In an interview in May 2019, after JeM claimed the February attack in Pulwama on the Indian convoy, Modi said he could no longer trust promises made by Pakistani politicians. But in the same interview, Modi’s preexisting opposition to talks and engagement was also evident when he referred to India’s retaliation to the Uri attack as tough and insinuated governments before him were weak.
“I said it in your show only—stop sending love letters to Pakistan when it has been resorting to planned attacks on India. They [the opposition] used to send love letters, I sent fighter jets,” he said.
Over time, pacifists in both countries lost their currency. Those who dared call for talks or peace were often castigated as anti-national.
Raza Rumi, a U.S.-based Pakistani writer who has interacted with his Indian counterparts over many years as a part of civil society, lamented the loss of cultural exchanges and the role they played in building confidence and trust among the two people.
“Since 2008, I have been participating in such forums. I did that for about six, seven years. The idea was that even when things appear to be completely unfixable there was a way to find some space for peace-building. Now it’s impossible to get a visa, and there is an information iron curtain,” he said.
Beena Sarwar, a prominent peace activist and founder of the South Asia Peace Action Network, blamed social media for drowning the voices of most others she believed sought peace over war and nationalistic jingoism.
“There was no social media back in the day,” she said. “If you look at it, it’s just a few people making a lot of noise. The reality that I know is that people want to have peace, to have dialogue, to eat each other’s food and watch each other’s movies.”

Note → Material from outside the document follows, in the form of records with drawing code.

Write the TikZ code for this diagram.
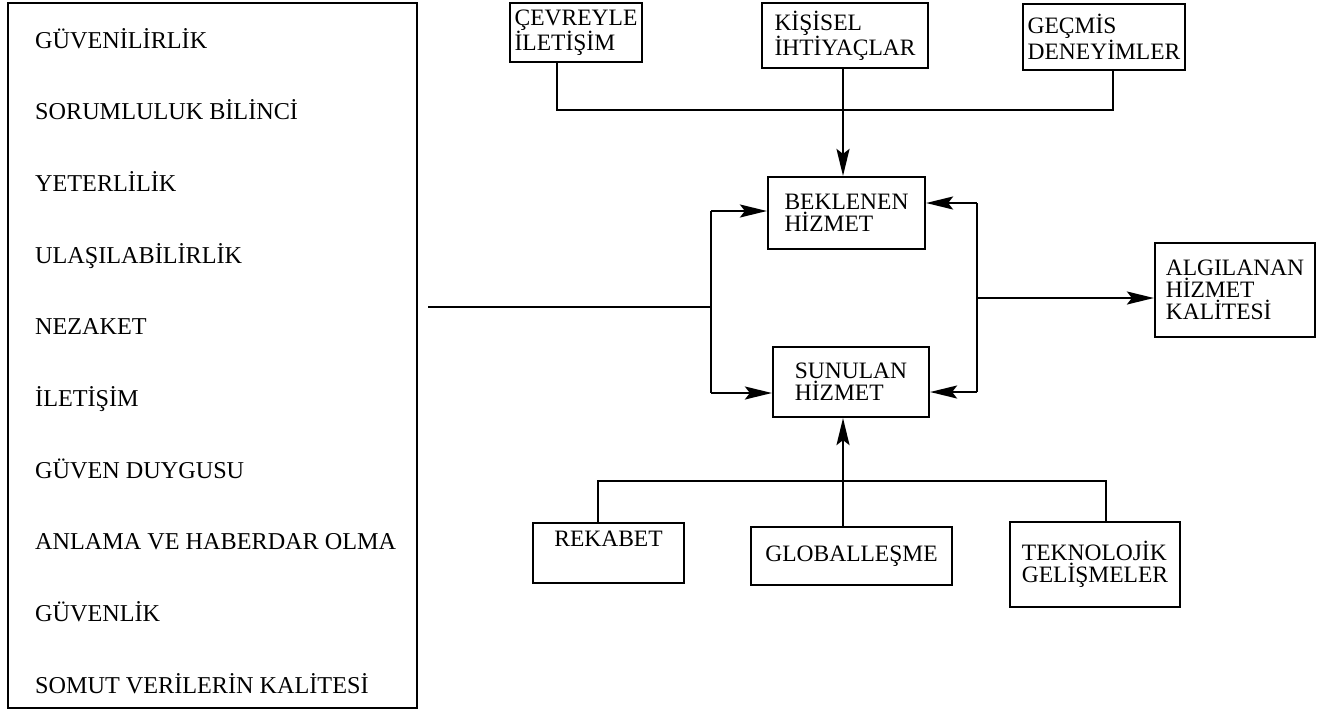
\documentclass[tikz,border=0pt]{standalone}
\usepackage{fontspec}
\setmainfont{Liberation Serif}
\usetikzlibrary{arrows.meta}
\begin{document}
\begin{tikzpicture}[x=1pt,y=-1pt,
  every node/.style={font=\fontsize{23.5}{22}\selectfont},
  box/.style={draw, line width=2.2pt, align=left, inner sep=0pt},
  conn/.style={line width=2.2pt},
  arr/.style={conn, -{Stealth[length=27pt,width=13pt,inset=5pt]}},
  item/.style={anchor=base west, inner sep=0pt, font=\fontsize{24.2}{24}\selectfont}]
\useasboundingbox (0,0) rectangle (1335,713);
% left list box
\node[box, minimum width=409pt, minimum height=705pt] (lb) at (212.5,355.5) {};
\foreach \t [count=\i from 0] in {GÜVENİLİRLİK, SORUMLULUK BİLİNCİ, YETERLİLİK, ULAŞILABİLİRLİK, NEZAKET, İLETİŞİM, GÜVEN DUYGUSU, ANLAMA VE HABERDAR OLMA, GÜVENLİK, SOMUT VERİLERİN KALİTESİ}
  \node[item] (it\i) at (35,{48+71.7*\i}) {\t};
% top boxes
\node[box, minimum width=132pt, minimum height=59pt] (cev) at (576,32.5) {ÇEVREYLE\\İLETİŞİM};
\node[box, minimum width=166pt, minimum height=65pt] (kis) at (845,35.5) {KİŞİSEL\\İHTİYAÇLAR};
\node[box, minimum width=162pt, minimum height=66pt] (gec) at (1104,37) {GEÇMİS\\DENEYİMLER};
% middle boxes
\node[box, minimum width=157pt, minimum height=72pt] (bek) at (846.5,213) {BEKLENEN\\HİZMET};
\node[box, minimum width=156pt, minimum height=70pt] (sun) at (851,382) {SUNULAN\\HİZMET};
\node[box, minimum width=160pt, minimum height=94pt] (alg) at (1235,290) {ALGILANAN\\HİZMET\\KALİTESİ};
% bottom boxes
\node[box, minimum width=151pt, minimum height=60pt] (rek) at (608.5,553) {REKABET\hspace{10pt}\\\strut};
\node[box, minimum width=201pt, minimum height=58pt] (glo) at (851.5,556) {GLOBALLEŞME};
\node[box, minimum width=170pt, minimum height=85pt] (tek) at (1095,564.5) {TEKNOLOJİK\\GELİŞMELER};
% junction coordinates
\coordinate (ta) at (557,110);
\coordinate (tb) at (1113,110);
\coordinate (kx) at (843,110);
\coordinate (l0) at (428,307);
\coordinate (lt) at (711,211);
\coordinate (lm) at (711,307);
\coordinate (lbt) at (711,393);
\coordinate (rt) at (977,203);
\coordinate (rm) at (977,298);
\coordinate (rb) at (977,392);
\coordinate (ba) at (598,481);
\coordinate (bb) at (1106,481);
\coordinate (gx) at (843,481);
% top connectors
\draw[conn] (cev.south -| ta) -- (ta) -- (tb) -- (gec.south -| tb);
\draw[arr] (kis.south -| kx) -- (bek.north -| kx);
% left bracket
\draw[conn] (l0) -- (lm);
\draw[conn] (lt) -- (lbt);
\draw[arr] (lt) -- (lt -| bek.west);
\draw[arr] (lbt) -- (lbt -| sun.west);
% right bracket
\draw[conn] (rt) -- (rb);
\draw[arr] (rt) -- (rt -| bek.east);
\draw[arr] (rb) -- (rb -| sun.east);
\draw[arr] (rm) -- (rm -| alg.west);
% bottom connectors
\draw[conn] (rek.north -| ba) -- (ba) -- (bb) -- (tek.north -| bb);
\draw[arr] (glo.north -| gx) -- (sun.south -| gx);
\end{tikzpicture}
\end{document}
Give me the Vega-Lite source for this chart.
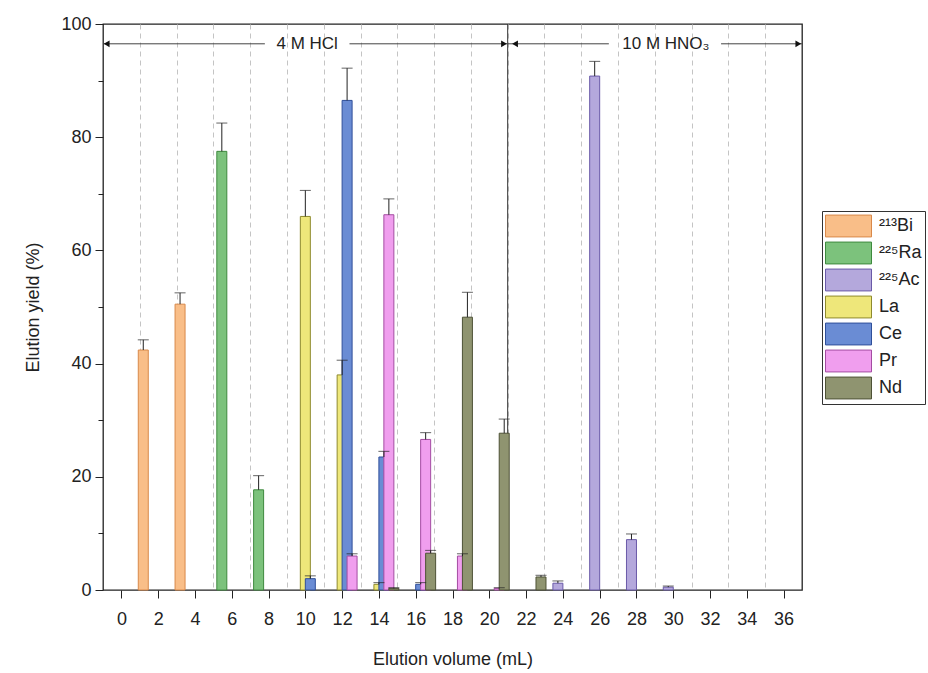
{
  "$schema": "https://vega.github.io/schema/vega-lite/v6.json",
  "width": 699,
  "height": 566,
  "autosize": {"type": "none"},
  "padding": {"left": 103, "top": 24, "right": 126, "bottom": 83},
  "background": "white",
  "config": {
    "font": "Liberation Sans",
    "view": {"stroke": "#222", "strokeWidth": 1.3}
  },
  "datasets": {
    "fractions": [
      {"frac": 2, "series": "²¹³Bi", "y": 42.4, "hi": 44.2},
      {"frac": 4, "series": "²¹³Bi", "y": 50.5, "hi": 52.5},
      {"frac": 6, "series": "²²⁵Ra", "y": 77.5, "hi": 82.5},
      {"frac": 8, "series": "²²⁵Ra", "y": 17.7, "hi": 20.2},
      {"frac": 24, "series": "²²⁵Ac", "y": 1.2, "hi": 1.6},
      {"frac": 26, "series": "²²⁵Ac", "y": 90.8, "hi": 93.4},
      {"frac": 28, "series": "²²⁵Ac", "y": 8.9, "hi": 9.9},
      {"frac": 30, "series": "²²⁵Ac", "y": 0.5, "hi": 0.7},
      {"frac": 10, "series": "La", "y": 66.0, "hi": 70.6},
      {"frac": 12, "series": "La", "y": 38.0, "hi": 40.6},
      {"frac": 14, "series": "La", "y": 1.0, "hi": 1.3},
      {"frac": 10, "series": "Ce", "y": 2.0, "hi": 2.5},
      {"frac": 12, "series": "Ce", "y": 86.5, "hi": 92.2},
      {"frac": 14, "series": "Ce", "y": 23.5, "hi": 24.5},
      {"frac": 16, "series": "Ce", "y": 1.0, "hi": 1.3},
      {"frac": 12, "series": "Pr", "y": 6.0, "hi": 6.4},
      {"frac": 14, "series": "Pr", "y": 66.3, "hi": 69.1},
      {"frac": 16, "series": "Pr", "y": 26.6, "hi": 27.8},
      {"frac": 18, "series": "Pr", "y": 6.0, "hi": 6.4},
      {"frac": 20, "series": "Pr", "y": 0.3, "hi": 0.4},
      {"frac": 14, "series": "Nd", "y": 0.3, "hi": 0.4},
      {"frac": 16, "series": "Nd", "y": 6.5, "hi": 7.0},
      {"frac": 18, "series": "Nd", "y": 48.2, "hi": 52.6},
      {"frac": 20, "series": "Nd", "y": 27.7, "hi": 30.2},
      {"frac": 22, "series": "Nd", "y": 2.3, "hi": 2.6}
    ],
    "divider": [{"x": 21}],
    "segments": [
      {"x": -1, "x2": 7.8},
      {"x": 12.4, "x2": 21},
      {"x": 21, "x2": 26.5},
      {"x": 32.6, "x2": 37}
    ],
    "arrowheads": [
      {"x": -0.8, "dir": "left"},
      {"x": 20.8, "dir": "right"},
      {"x": 21.4, "dir": "left"},
      {"x": 36.8, "dir": "right"}
    ],
    "labels": [
      {"x": 10.1, "label": "4 M HCl"},
      {"x": 29.6, "label": "10 M HNO₃"}
    ]
  },
  "resolve": {"scale": {"x": "independent"}},
  "layer": [
    {
      "data": {"name": "divider"},
      "mark": {"type": "rule", "color": "#333", "strokeWidth": 1},
      "encoding": {
        "x": {
          "field": "x", "type": "quantitative",
          "scale": {"domain": [-1, 37], "nice": false, "zero": false},
          "axis": {
            "orient": "top",
            "values": [1, 3, 5, 7, 9, 11, 13, 15, 17, 19, 21, 23, 25, 27, 29, 31, 33, 35],
            "grid": true, "gridDash": [5, 4], "gridColor": "#c4c4c4", "gridWidth": 1,
            "labels": false, "ticks": false, "domain": false, "title": null
          }
        }
      }
    },
    {
      "data": {"name": "fractions"},
      "layer": [
        {
          "mark": {"type": "bar", "width": 10, "strokeWidth": 1},
          "encoding": {
            "x": {
              "field": "frac", "type": "ordinal",
              "scale": {"domain": [0, 2, 4, 6, 8, 10, 12, 14, 16, 18, 20, 22, 24, 26, 28, 30, 32, 34, 36], "paddingInner": 0, "paddingOuter": 0},
              "axis": null
            },
            "xOffset": {
              "field": "series", "type": "nominal",
              "scale": {"domain": ["²¹³Bi", "²²⁵Ra", "²²⁵Ac", "La", "Ce", "Pr", "Nd"], "paddingInner": 0, "paddingOuter": 0.2}
            },
            "y": {
              "field": "y", "type": "quantitative",
              "scale": {"domain": [0, 100], "nice": false},
              "axis": {
                "title": "Elution yield (%)",
                "values": [0, 10, 20, 30, 40, 50, 60, 70, 80, 90, 100],
                "labelExpr": "datum.value % 20 === 0 ? datum.label : ''",
                "tickSize": {"condition": {"test": "datum.value % 20 === 0", "value": 8}, "value": 5},
                "grid": false, "domain": false,
                "labelFontSize": 18, "titleFontSize": 18, "titleFontWeight": "normal",
                "tickColor": "#222", "labelColor": "#222", "titleColor": "#222",
                "labelPadding": 4, "titlePadding": 18
              }
            },
            "color": {
              "field": "series", "type": "nominal",
              "scale": {
                "domain": ["²¹³Bi", "²²⁵Ra", "²²⁵Ac", "La", "Ce", "Pr", "Nd"],
                "range": ["#F9BE88", "#7CC27C", "#B4A8DC", "#EEE77A", "#6A8CD4", "#F09EEE", "#8F9470"]
              },
              "legend": {
                "orient": "none", "legendX": 719, "legendY": 187,
                "title": null,
                "symbolType": "M-1,-0.95H3V0.95H-1Z",
                "symbolSize": 529,
                "symbolStrokeColor": "#555", "symbolStrokeWidth": 1,
                "symbolOpacity": 1,
                "labelFontSize": 18, "labelColor": "#222", "labelOffset": 30,
                "rowPadding": 1,
                "strokeColor": "#333", "fillColor": "white", "padding": 3
              }
            },
            "stroke": {
              "field": "series", "type": "nominal",
              "scale": {
                "domain": ["²¹³Bi", "²²⁵Ra", "²²⁵Ac", "La", "Ce", "Pr", "Nd"],
                "range": ["#D9894A", "#3E8A3E", "#6A5AA8", "#8E8A2E", "#2F4F9A", "#A44CA2", "#4E5236"]
              },
              "legend": null
            }
          }
        },
        {
          "mark": {"type": "rule", "color": "#222", "strokeWidth": 1},
          "encoding": {
            "x": {"field": "frac", "type": "ordinal"},
            "xOffset": {"field": "series", "type": "nominal"},
            "y": {"field": "y", "type": "quantitative"},
            "y2": {"field": "hi"}
          }
        },
        {
          "mark": {"type": "tick", "color": "#222", "size": 11, "thickness": 1},
          "encoding": {
            "x": {"field": "frac", "type": "ordinal"},
            "xOffset": {"field": "series", "type": "nominal"},
            "y": {"field": "hi", "type": "quantitative"}
          }
        }
      ]
    },
    {
      "encoding": {
        "x": {
          "field": "x", "type": "quantitative",
          "scale": {"domain": [-1, 37], "nice": false, "zero": false},
          "axis": {
            "orient": "bottom",
            "values": [0, 2, 4, 6, 8, 10, 12, 14, 16, 18, 20, 22, 24, 26, 28, 30, 32, 34, 36],
            "title": "Elution volume (mL)",
            "grid": false, "domain": false,
            "labelOverlap": false, "labelBound": false, "labelFlush": false,
            "tickSize": 8, "tickColor": "#222",
            "labelFontSize": 18, "labelColor": "#222", "labelPadding": 12,
            "titleFontSize": 18, "titleFontWeight": "normal", "titleColor": "#222", "titlePadding": 22
          }
        },
        "y": {"datum": 96.5, "type": "quantitative"}
      },
      "layer": [
        {
          "data": {"name": "segments"},
          "mark": {"type": "rule", "color": "#444", "strokeWidth": 1},
          "encoding": {
            "x2": {"field": "x2"}
          }
        },
        {
          "data": {"name": "arrowheads"},
          "mark": {"type": "point", "filled": true, "size": 45, "color": "#111", "opacity": 1},
          "encoding": {
            "shape": {
              "field": "dir", "type": "nominal",
              "scale": {"domain": ["left", "right"], "range": ["triangle-left", "triangle-right"]},
              "legend": null
            }
          }
        },
        {
          "data": {"name": "labels"},
          "mark": {"type": "text", "fontSize": 17, "color": "#222", "baseline": "middle", "align": "center"},
          "encoding": {
            "text": {"field": "label"}
          }
        }
      ]
    }
  ]
}
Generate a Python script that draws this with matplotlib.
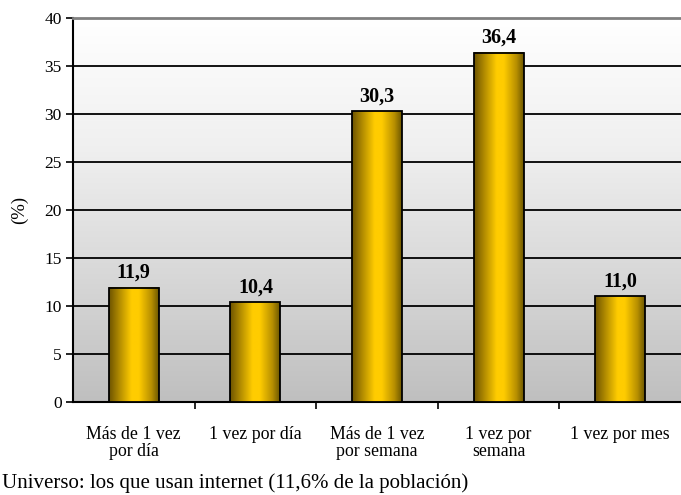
import numpy as np
import matplotlib.pyplot as plt
from matplotlib.colors import LinearSegmentedColormap

categories = ["Más de 1 vez\npor día", "1 vez por día", "Más de 1 vez\npor semana",
              "1 vez por\nsemana", "1 vez por mes"]
values = [11.9, 10.4, 30.3, 36.4, 11.0]
labels = ["11,9", "10,4", "30,3", "36,4", "11,0"]
yticks = [0, 5, 10, 15, 20, 25, 30, 35, 40]

plt.rcParams['font.family'] = ['Liberation Serif', 'DejaVu Serif']

fig = plt.figure(figsize=(6.81, 4.95), dpi=100)
ax = fig.add_axes([73 / 681, 1 - 402 / 495, 1 - 73 / 681, (402 - 18) / 495])

# background: vertical gradient white -> gray
bg = LinearSegmentedColormap.from_list("bg", ["#bfbfbf", "#d8d8d8", "#f0f0f0", "#ffffff"])
grad = np.linspace(0, 1, 256).reshape(-1, 1)
ax.imshow(grad, cmap=bg, aspect='auto', extent=[0, 1, 0, 1],
          transform=ax.transAxes, origin='lower', zorder=0)

# golden cylinder-like gradient for bars
gold = LinearSegmentedColormap.from_list(
    "gold", [(0.0, "#6e5400"), (0.2, "#b08a00"), (0.45, "#ffcc00"),
             (0.6, "#ffcc00"), (0.85, "#b89000"), (1.0, "#6e5800")])
hgrad = np.linspace(0, 1, 128).reshape(1, -1)

x = np.arange(len(values))
w = 0.41
for xi, v, lab in zip(x, values, labels):
    ax.imshow(hgrad, cmap=gold, aspect='auto', extent=[xi - w / 2, xi + w / 2, 0, v],
              origin='lower', zorder=3, interpolation='bilinear')
    ax.text(xi, v + 0.5, lab, ha='center', va='bottom', fontsize=14.5, fontweight='bold')
ax.bar(x, values, width=w, facecolor='none', edgecolor='black', linewidth=1.3, zorder=4)

ax.set_xlim(-0.5, len(values) - 0.5)
ax.set_ylim(0, 40)
ax.set_yticks(yticks)
ax.tick_params(axis='y', labelsize=12.5, length=5, width=1.2, direction='out', pad=3)
ax.yaxis.grid(True, color='black', linewidth=1.3, zorder=1)
ax.set_axisbelow(True)

ax.set_xticks(x)
ax.set_xticklabels(categories, fontsize=12.8, linespacing=1.0)
ax.tick_params(axis='x', length=0, pad=17)
ax.set_xticks(np.arange(0.5, len(values) - 0.5, 1), minor=True)
ax.tick_params(axis='x', which='minor', length=5, width=1.2, direction='out')

ax.spines['right'].set_visible(False)
ax.spines['top'].set_color('#808080')
ax.spines['top'].set_linewidth(2)
ax.spines['left'].set_linewidth(1.5)
ax.spines['bottom'].set_linewidth(1.5)

ax.set_ylabel("(%)", fontsize=13.5, labelpad=12)

fig.text(2 / 681, 1 - 488 / 495, "Universo: los que usan internet (11,6% de la población)",
         fontsize=15, ha='left', va='baseline')

fig.savefig("out.png", dpi=100)
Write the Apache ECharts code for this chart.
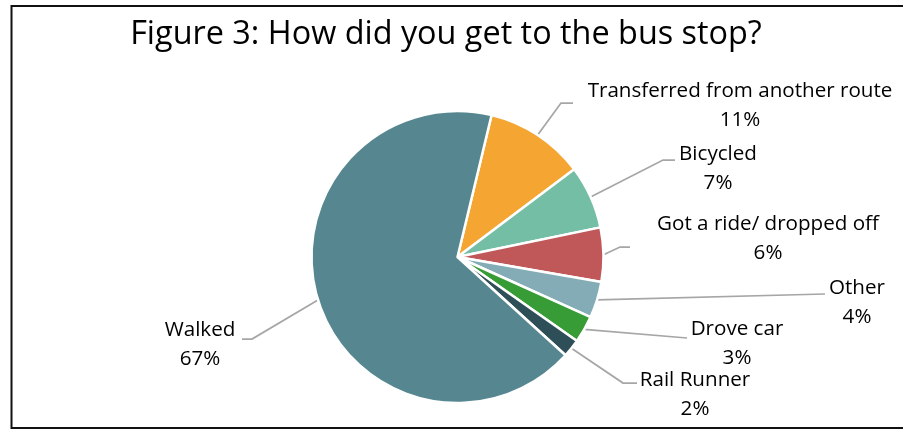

The former Indian diplomat said that from an Indian perspective, there is a valid argument against talking to Pakistan, “since talking did not exactly deter Pakistan’s army from supporting terror groups,” he said. “But how is not talking any better?” He said without engagement, “constituencies interested in peace weaken and leverage is limited, especially when tensions rise and de-escalation is required.”